At the United Nations, the Bush administration pressed on Thursday with its campaign to prevent Venezuela from securing an open seat on the Security Council. Under UN rules, Latin American governments are entitled to pick a country from the region to fill the rotating seat that comes open next year. Brazil, Argentina, Cuba, Bolivia, Uruguay, Paraguay and several Caribbean nations have already backed Venezuela. The U.S. is lobbying for Guatemala to get the seat.
In Bolivia, the government says it has obtained proof members of ex-president Sanchez de Lozada’s government stole millions of public funds. On Thursday, Bolivia released video footage apparently showing ex-government figures looting money from Bolivia’s Central Bank. The footage is dated just days before de Lozada’s government was forced from office in October 2003.
In Germany Thursday, a parliamentary inquiry heard new evidence the government failed to take action upon hearing Khalid el-Masri had been kidnapped and handed to the CIA. El-Masri is the German citizen who was kidnapped and held in a secret prison in Afghanistan, where he says was repeatedly beaten and drugged. He was eventually released after his captors realized they had the wrong man.
In environmental news, the National Academy of Sciences has released a study showing that the recent surges in global temperatures are unprecedented for at least the last 400 years and potentially the last several millennia. Keeping in mind natural factors such as volcanic eruptions and solar radiation, the study nonetheless concludes that available evidence supports the argument that human activities are responsible for much of the recent warming.

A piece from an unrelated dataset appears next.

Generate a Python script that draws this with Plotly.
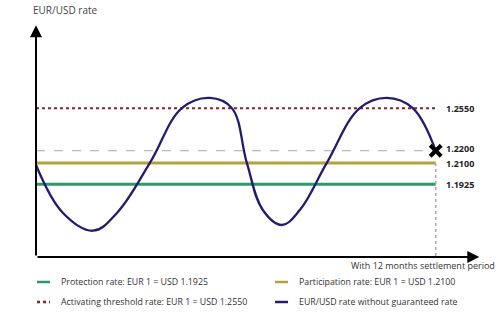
import plotly.graph_objects as go

# ---- data ----
months = [0, 0.81, 1.71, 2.43, 3.42, 4.38, 5.22, 5.88, 6.33, 6.81, 7.38, 7.92, 8.73, 9.72, 10.53, 11.31, 12]
rate = [1.2083, 1.1689, 1.1543, 1.1689, 1.2100, 1.2550, 1.2634, 1.2550, 1.2100, 1.1713, 1.1590,
        1.1713, 1.2100, 1.2550, 1.2634, 1.2550, 1.2200]

protection_rate = 1.1925
participation_rate = 1.2100
threshold_rate = 1.2550
final_rate = 1.2200
period_end = 12

left_labels = ["1.2550", "1.2100", "1.1925"]
left_values = [threshold_rate, participation_rate, protection_rate]
right_labels = ["1.2550", "1.2200", "1.2100", "1.1925"]
right_values = [threshold_rate, final_rate, participation_rate, protection_rate]

legend_items = [
    ("Protection rate: EUR 1 = USD 1.1925", "#2a9a6a", "solid"),
    ("Participation rate: EUR 1 = USD 1.2100", "#b5a23c", "solid"),
    ("Activating threshold rate: EUR 1 = USD 1.2550", "#8b2323", "dot"),
    ("EUR/USD rate without guaranteed rate", "#221c6e", "solid"),
]

FONT = "Open Sans"
XMAX = 13.33
YMIN, YMAX = 1.13271, 1.32329

# plot area in pixels: x 36..480, y 25..257
def px(x):
    return (x - 36) / 444.0

def py(y):
    return (257 - y) / 232.0

fig = go.Figure()

fig.add_trace(go.Scatter(x=[0, period_end], y=[final_rate]*2, mode="lines",
                         line=dict(color="#a8a8a8", width=1, dash="dash"), hoverinfo="skip"))
fig.add_trace(go.Scatter(x=[0, period_end], y=[threshold_rate]*2, mode="lines",
                         line=dict(color="#8b2323", width=2, dash="dot"), hoverinfo="skip"))
fig.add_trace(go.Scatter(x=[0, period_end], y=[participation_rate]*2, mode="lines",
                         line=dict(color="#b5a23c", width=3), hoverinfo="skip"))
fig.add_trace(go.Scatter(x=[0, period_end], y=[protection_rate]*2, mode="lines",
                         line=dict(color="#2a9a6a", width=3), hoverinfo="skip"))
fig.add_trace(go.Scatter(x=[period_end, period_end], y=[participation_rate, YMIN], mode="lines",
                         line=dict(color="#a8a8a8", width=1.5, dash="dot"), hoverinfo="skip"))
fig.add_trace(go.Scatter(x=months, y=rate, mode="lines", line_shape="spline",
                         line=dict(color="#221c6e", width=2.3, smoothing=1.1), hoverinfo="skip"))
fig.add_trace(go.Scatter(x=[period_end], y=[final_rate], mode="markers",
                         marker=dict(symbol="x-thin", size=11, line=dict(color="black", width=4)),
                         hoverinfo="skip"))

ann = []
ann.append(dict(x=0, y=YMAX - 0.0002, ax=0, ay=YMIN, xref="x", yref="y", axref="x", ayref="y",
                showarrow=True, arrowhead=2, arrowsize=1.2, arrowwidth=2, arrowcolor="black",
                standoff=0, startstandoff=0, text=""))
ann.append(dict(x=XMAX - 0.02, y=YMIN, ax=0, ay=YMIN, xref="x", yref="y", axref="x", ayref="y",
                showarrow=True, arrowhead=2, arrowsize=1.2, arrowwidth=2, arrowcolor="black",
                standoff=0, startstandoff=0, text=""))

for lab, v in zip(left_labels, left_values):
    ann.append(dict(x=-0.12, y=v, xref="x", yref="y", text="<b>%s</b>" % lab, showarrow=False,
                    xanchor="right", yanchor="middle", font=dict(family=FONT, size=9, color="#222")))
right_y_offsets = [0, 2, -1, 0]
for lab, v, off in zip(right_labels, right_values, right_y_offsets):
    ann.append(dict(x=12.25, y=v, xref="x", yref="y", text="<b>%s</b>" % lab, showarrow=False,
                    xanchor="left", yanchor="middle", yshift=off,
                    font=dict(family=FONT, size=9, color="#222")))

ann.append(dict(x=px(31), y=py(10), xref="paper", yref="paper", text="EUR/USD rate",
                showarrow=False, xanchor="left", yanchor="middle",
                font=dict(family=FONT, size=10, color="#444")))
ann.append(dict(x=px(497), y=py(265), xref="paper", yref="paper",
                text="With 12 months settlement period", showarrow=False,
                xanchor="right", yanchor="middle", font=dict(family=FONT, size=9, color="#333")))

shapes = []
pos = [(37, 282), (275, 282), (37, 302), (275, 302)]
for (txt, col, dash), (lx, ly) in zip(legend_items, pos):
    shapes.append(dict(type="line", xref="paper", yref="paper",
                       x0=px(lx), x1=px(lx + 13), y0=py(ly), y1=py(ly),
                       line=dict(color=col, width=2.5, dash=dash)))
    ann.append(dict(x=px(lx + 22), y=py(ly), xref="paper", yref="paper", text=txt,
                    showarrow=False, xanchor="left", yanchor="middle",
                    font=dict(family=FONT, size=8.8, color="#333")))

fig.update_layout(
    width=500, height=320,
    margin=dict(l=36, r=20, t=25, b=63),
    plot_bgcolor="white", paper_bgcolor="white",
    showlegend=False,
    xaxis=dict(range=[0, XMAX], visible=False, fixedrange=True),
    yaxis=dict(range=[YMIN, YMAX], visible=False, fixedrange=True),
    annotations=ann, shapes=shapes,
)
for t in fig.data:
    t.cliponaxis = False

fig.write_html("out.html")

Meanwhile, a new study by the National Center for Atmospheric Research has found global warming accounted for close to half of the extra warmth found in the tropical North Atlantic waters that fueled hurricanes last year. The study said natural cycles were only a minor factor, contradicting claims that natural cycles are responsible for the recent increase in Atlantic hurricane activity.
Meanwhile the UN is warning this year’s hurricane season could lead to another major disaster in Haiti. More than 1500 people were killed and thousands of homes were destroyed when Hurricane Jeanne struck Haiti in September of 2004.
In privacy news, AT&T has introduced a new policy that says the company owns customers’ account information and can share it with government agencies. Under the new policy, AT&T will collect customers’ user names, passwords, charges, payments, and online purchases. It will also track their activity while on sites that AT&T operates in a partnership with Yahoo. The changes come as AT&T is embroiled in a lawsuit brought by the Electronic Frontier Foundation over the company’s involvement in the NSA spy program.
And a play based on the writings of the late peace activist Rachel Corrie has finally found a theatre in New York. “My Name Is Rachel Corrie” will open at the Minetta Lane Theater in October. Based on Corrie’s diaries, e-mails and letters, the play was originally supposed to open at the New York Theatre Workshop in March — just days after the three-year anniversary of Rachel Corrie’s death under an Israeli bulldozer in Gaza. But the workshop’s directors indefinitely postponed the production following concerns over its political content.